The required output is the block of lines from the line with "Rebuild this chart" to the line with "97.3, bottom: 469.3", endpoints included and pictures omitted.

************

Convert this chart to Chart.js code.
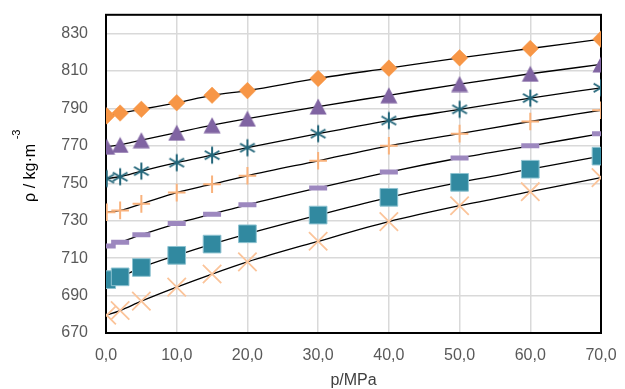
<!DOCTYPE html>
<html>
<head>
<meta charset="utf-8">
<script src="https://cdn.jsdelivr.net/npm/chart.js@4/dist/chart.umd.min.js"></script>
<style>
  html, body { margin: 0; padding: 0; background: #ffffff; }
  #wrap { width: 625px; height: 389px; }
</style>
</head>
<body>
<div id="wrap"><canvas id="c" width="625" height="389"></canvas></div>
<script>
// Pressure (MPa) of each measurement
const pressure = [0.1, 2, 5, 10, 15, 20, 30, 40, 50, 60, 70];

// Density (kg/m³) of each isotherm, highest to lowest
const rhoDiamond  = [786, 787.5, 789.5, 793, 797, 799.5, 806, 811.5, 817, 822, 827];
const rhoTriangle = [769.5, 770.5, 773, 777, 781, 784.5, 791, 797, 803, 808.5, 813.5];
const rhoStar     = [752.5, 753.5, 756.5, 761, 765, 769, 776.5, 783.5, 789.5, 795.5, 801];
const rhoPlus     = [734.5, 735.5, 739, 745, 749.5, 754, 762, 770, 776.5, 783, 789];
const rhoDash     = [716.5, 718.5, 722.5, 728.5, 733.5, 738.5, 747.5, 756, 763.5, 770, 776.5];
const rhoSquare   = [698.5, 700, 705, 711.5, 717.5, 723, 733, 742.5, 750.5, 757.5, 764.5];
const rhoCross    = [679.5, 682, 687, 694.5, 701.5, 708, 719, 729.5, 738, 745.5, 753];

// Axis ticks
const xTicks = [0, 10, 20, 30, 40, 50, 60, 70];
const yTicks = [670, 690, 710, 730, 750, 770, 790, 810, 830];

// Six-armed asterisk marker
function makeAsterisk(color) {
  const cv = document.createElement('canvas');
  cv.width = 20; cv.height = 20;
  const g = cv.getContext('2d');
  g.strokeStyle = color; g.lineWidth = 2;
  const r = 8.5;
  for (let k = 0; k < 3; k++) {
    const a = Math.PI / 2 + k * Math.PI / 3;
    g.beginPath();
    g.moveTo(10 + Math.cos(a) * r, 10 - Math.sin(a) * r);
    g.lineTo(10 - Math.cos(a) * r, 10 + Math.sin(a) * r);
    g.stroke();
  }
  return cv;
}

// Triangle marker centred on its bounding box
function makeTriangle(color) {
  const cv = document.createElement('canvas');
  cv.width = 18; cv.height = 17;
  const g = cv.getContext('2d');
  g.fillStyle = color;
  g.beginPath();
  g.moveTo(9, 0.5);
  g.lineTo(17.5, 16.5);
  g.lineTo(0.5, 16.5);
  g.closePath();
  g.fill();
  return cv;
}

const toPoints = (ys) => ys.map((y, i) => ({ x: pressure[i], y: y }));

function series(label, ys, point) {
  return Object.assign({
    label: label,
    data: toPoints(ys),
    showLine: true,
    borderColor: '#000000',
    borderWidth: 1.3,
    cubicInterpolationMode: 'monotone',
    fill: false
  }, point);
}

const datasets = [
  series('diamond', rhoDiamond, {
    pointStyle: 'rectRot', pointRadius: 8.3, pointBackgroundColor: '#F79646',
    pointBorderColor: '#F79646', pointBorderWidth: 0.5
  }),
  series('triangle', rhoTriangle, {
    pointStyle: makeTriangle('#8064A2'), pointRadius: 9
  }),
  series('asterisk', rhoStar, {
    pointStyle: makeAsterisk('#23667A'), pointRadius: 10
  }),
  series('plus', rhoPlus, {
    pointStyle: 'cross', pointRadius: 8.8, pointBorderColor: '#F9B27C',
    pointBorderWidth: 2
  }),
  series('dash', rhoDash, {
    pointStyle: 'line', pointRadius: 9, pointBorderColor: '#9D88BF',
    pointBorderWidth: 5
  }),
  series('square', rhoSquare, {
    pointStyle: 'rect', pointRadius: 12.5, pointBackgroundColor: '#3189A0',
    pointBorderColor: '#8EC3D1', pointBorderWidth: 1
  }),
  series('cross', rhoCross, {
    pointStyle: 'crossRot', pointRadius: 13, pointBorderColor: '#FBC49A',
    pointBorderWidth: 1.8
  })
];

// Black frame around the plotting area, under the markers
const frame = {
  id: 'frame',
  beforeDatasetsDraw(chart) {
    const { ctx, chartArea: a } = chart;
    ctx.save();
    ctx.strokeStyle = '#000000';
    ctx.lineWidth = 2;
    ctx.strokeRect(a.left, a.top, a.right - a.left, a.bottom - a.top);
    ctx.restore();
  }
};

// Rotated density axis title with a raised exponent
const densityTitle = {
  id: 'densityTitle',
  afterDraw(chart) {
    const { ctx, chartArea: a } = chart;
    const cy = (a.top + a.bottom) / 2 - 1;
    ctx.save();
    ctx.translate(31, cy);
    ctx.rotate(-Math.PI / 2);
    ctx.fillStyle = '#000000';
    ctx.textAlign = 'center';
    ctx.textBaseline = 'middle';
    ctx.font = '16px "Liberation Sans", Arial, sans-serif';
    ctx.fillText('ρ / kg·m', 0, 0);
    ctx.font = '11px "Liberation Sans", Arial, sans-serif';
    ctx.fillText('-3', 38.5, -14);
    ctx.restore();
  }
};

const noEdgePadding = (s) => {
  s.paddingTop = 0; s.paddingBottom = 0; s.paddingLeft = 0; s.paddingRight = 0;
};

const tickFont = { family: '"Liberation Sans", Arial, sans-serif', size: 16 };

new Chart(document.getElementById('c'), {
  type: 'scatter',
  data: { datasets: datasets },
  options: {
    responsive: false,
    animation: false,
    layout: { padding: { top: 8, right: 24, left: 0, bottom: 0 } },
    plugins: {
      legend: { display: false },
      tooltip: { enabled: false }
    },
    scales: {
      x: {
        type: 'linear',
        min: 0, max: 70,
        afterBuildTicks: (s) => { s.ticks = xTicks.map(v => ({ value: v })); },
        afterFit: (s) => { s.height = 56; noEdgePadding(s); },
        border: { display: false },
        grid: { color: '#D9D9D9', lineWidth: 1.5, drawTicks: false },
        ticks: {
          padding: 13,
          color: '#595959',
          font: tickFont,
          maxRotation: 0,
          callback: (v) => Number(v).toFixed(1).replace('.', ',')
        },
        title: {
          display: true,
          text: 'p/MPa',
          color: '#404040',
          font: { family: '"Liberation Sans", Arial, sans-serif', size: 16, lineHeight: 1 },
          padding: { top: 0, bottom: 0 }
        }
      },
      y: {
        type: 'linear',
        min: 670, max: 840,
        afterBuildTicks: (s) => { s.ticks = yTicks.map(v => ({ value: v })); },
        afterFit: (s) => { s.width = 106; noEdgePadding(s); },
        border: { display: false },
        grid: { color: '#D9D9D9', lineWidth: 1.5, drawTicks: false },
        ticks: {
          padding: 18,
          color: '#595959',
          font: tickFont
        }
      }
    }
  },
  plugins: [frame, densityTitle]
});
</script>
</body>
</html>
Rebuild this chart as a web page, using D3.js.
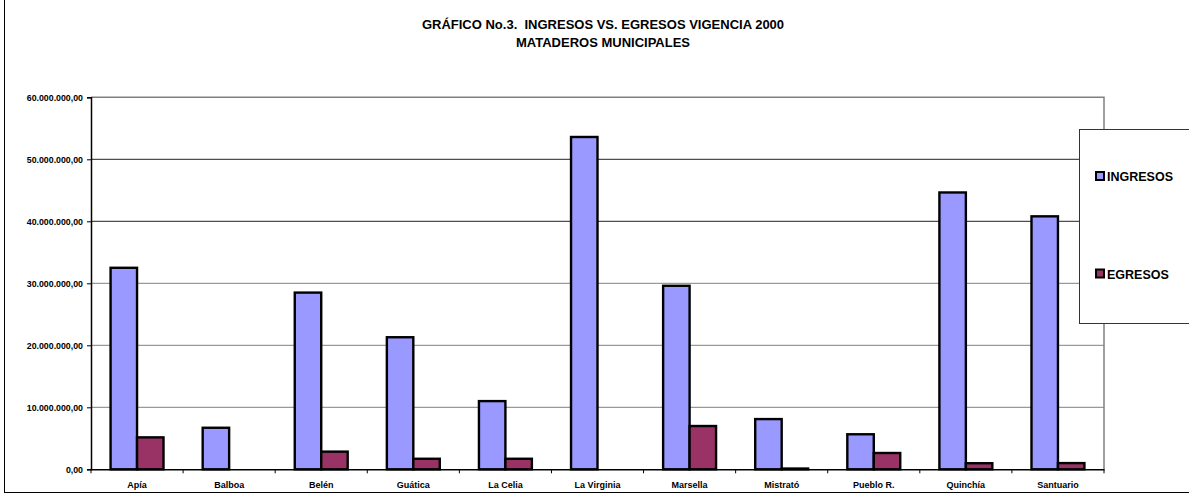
<!DOCTYPE html>
<html>
<head>
<meta charset="utf-8">
<script src="https://cdn.jsdelivr.net/npm/d3@7"></script>
<style>
  html, body { margin: 0; padding: 0; background: #fff; }
  svg { display: block; font-family: "Liberation Sans", Arial, sans-serif; }
</style>
</head>
<body>
<svg id="chart" width="1189" height="500"></svg>
<script>
// Municipal slaughterhouses: income vs. expenses, year 2000
const municipios = ["Apía", "Balboa", "Belén", "Guática", "La Celia", "La Virginia",
  "Marsella", "Mistrató", "Pueblo R.", "Quinchía", "Santuario"];
const ingresos = [32500000, 6700000, 28500000, 21300000, 11000000, 53600000,
  29600000, 8100000, 5650000, 44650000, 40800000];
const egresos = [5150000, 0, 2850000, 1700000, 1700000, 0,
  6980000, 120000, 2630000, 980000, 1000000];
const seriesNames = ["INGRESOS", "EGRESOS"];
const seriesColors = ["#9999FF", "#993366"];
const yTicks = [0, 10000000, 20000000, 30000000, 40000000, 50000000, 60000000];

const svg = d3.select("#chart");

// outer chart frame
svg.append("rect")
  .attr("x", 4.5).attr("y", -2).attr("width", 1200).attr("height", 494.5)
  .attr("fill", "#fff").attr("stroke", "#000").attr("stroke-width", 1);

const plot = { left: 91, right: 1104, top: 97.3, bottom: 469.3 };

const x = d3.scaleBand().domain(municipios).range([plot.left, plot.right])
  .paddingInner(0).paddingOuter(0);
const xs = d3.scaleBand().domain(seriesNames).range([0, x.bandwidth()])
  .paddingInner(0).paddingOuter(0.74);
const y = d3.scaleLinear().domain([0, 60000000]).range([plot.bottom, plot.top]);

// number format like 60.000.000,00
const fmtLocale = d3.formatLocale({ decimal: ",", thousands: ".", grouping: [3], currency: ["", ""] });
const fmt = fmtLocale.format(",.2f");

// gridlines
svg.append("g").selectAll("line")
  .data(yTicks.filter(t => t > 0 && t < 60000000))
  .join("line")
  .attr("x1", plot.left).attr("x2", plot.right)
  .attr("y1", d => y(d)).attr("y2", d => y(d))
  .attr("stroke", d => d >= 40000000 ? "#222" : "#808080")
  .attr("stroke-width", 1);

// plot area top / right border
svg.append("path")
  .attr("d", `M${plot.left},${y(60000000)}H${plot.right}V${plot.bottom}`)
  .attr("fill", "none").attr("stroke", "#808080").attr("stroke-width", 1.5);

// bars
const rows = municipios.map((m, i) => ({ m, vals: [ingresos[i], egresos[i]] }));
const groups = svg.append("g").selectAll("g")
  .data(rows).join("g")
  .attr("transform", d => `translate(${x(d.m)},0)`);
groups.selectAll("rect")
  .data(d => d.vals.map((v, k) => ({ v, k })).filter(e => e.v > 0))
  .join("rect")
  .attr("x", e => xs(seriesNames[e.k]))
  .attr("width", xs.bandwidth())
  .attr("y", e => y(e.v))
  .attr("height", e => y(0) - y(e.v))
  .attr("fill", e => seriesColors[e.k])
  .attr("stroke", "#000").attr("stroke-width", 2.4);

// y axis
const yAxis = svg.append("g")
  .attr("transform", `translate(${plot.left},0)`)
  .call(d3.axisLeft(y).tickValues(yTicks).tickFormat(fmt).tickSize(4).tickPadding(4));
yAxis.select(".domain").attr("stroke", "#000").attr("stroke-width", 1.5);
yAxis.selectAll(".tick line").attr("stroke", "#000");
yAxis.selectAll(".tick text")
  .attr("font-size", "8.8px").attr("font-weight", "bold").attr("fill", "#000");

// x axis with ticks on category boundaries
const xAxis = svg.append("g")
  .attr("transform", `translate(0,${plot.bottom})`)
  .call(d3.axisBottom(x).tickSize(0).tickPadding(12));
xAxis.select(".domain").attr("stroke", "#000").attr("stroke-width", 1.5);
xAxis.selectAll(".tick text")
  .attr("font-size", "9px").attr("font-weight", "bold").attr("fill", "#000");
xAxis.selectAll(".boundary")
  .data(municipios.map(m => x(m)).concat([plot.right]))
  .join("line").attr("class", "boundary")
  .attr("x1", d => d).attr("x2", d => d)
  .attr("y1", 0).attr("y2", 4)
  .attr("stroke", "#000");

// title
const title = svg.append("text")
  .attr("text-anchor", "middle")
  .attr("font-size", "13px").attr("font-weight", "bold").attr("fill", "#000");
title.append("tspan").attr("x", 603).attr("y", 28.5).attr("xml:space", "preserve")
  .text("GRÁFICO No.3.  INGRESOS VS. EGRESOS VIGENCIA 2000");
title.append("tspan").attr("x", 603).attr("y", 46.5)
  .text("MATADEROS MUNICIPALES");

// legend
const legend = svg.append("g");
legend.append("rect")
  .attr("x", 1079.5).attr("y", 129.5).attr("width", 200).attr("height", 194)
  .attr("fill", "#fff").attr("stroke", "#333").attr("stroke-width", 1);
const legendY = [176.5, 274];
seriesNames.forEach((s, i) => {
  legend.append("rect")
    .attr("x", 1096).attr("y", legendY[i] - 4.5).attr("width", 8).attr("height", 8)
    .attr("fill", seriesColors[i]).attr("stroke", "#000").attr("stroke-width", 2);
  legend.append("text")
    .attr("x", 1107).attr("y", legendY[i] + 4.5)
    .attr("font-size", "12.5px").attr("font-weight", "bold").attr("fill", "#000")
    .text(s);
});
</script>
</body>
</html>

************

• _EXERCISE RESPONSE_
Rebuild this chart as a web page, using D3.js.
<!DOCTYPE html>
<html>
<head>
<meta charset="utf-8">
<script src="https://cdn.jsdelivr.net/npm/d3@7"></script>
<style>
  html, body { margin: 0; padding: 0; background: #fff; }
  svg { display: block; font-family: "Liberation Sans", Arial, sans-serif; }
</style>
</head>
<body>
<svg id="chart" width="1189" height="500"></svg>
<script>
// Municipal slaughterhouses: income vs. expenses, year 2000
const municipios = ["Apía", "Balboa", "Belén", "Guática", "La Celia", "La Virginia",
  "Marsella", "Mistrató", "Pueblo R.", "Quinchía", "Santuario"];
const ingresos = [32500000, 6700000, 28500000, 21300000, 11000000, 53600000,
  29600000, 8100000, 5650000, 44650000, 40800000];
const egresos = [5150000, 0, 2850000, 1700000, 1700000, 0,
  6980000, 120000, 2630000, 980000, 1000000];
const seriesNames = ["INGRESOS", "EGRESOS"];
const seriesColors = ["#9999FF", "#993366"];
const yTicks = [0, 10000000, 20000000, 30000000, 40000000, 50000000, 60000000];

const svg = d3.select("#chart");

// outer chart frame
svg.append("rect")
  .attr("x", 4.5).attr("y", -2).attr("width", 1200).attr("height", 494.5)
  .attr("fill", "#fff").attr("stroke", "#000").attr("stroke-width", 1);

const plot = { left: 91, right: 1104, top: 97.3, bottom: 469.3 };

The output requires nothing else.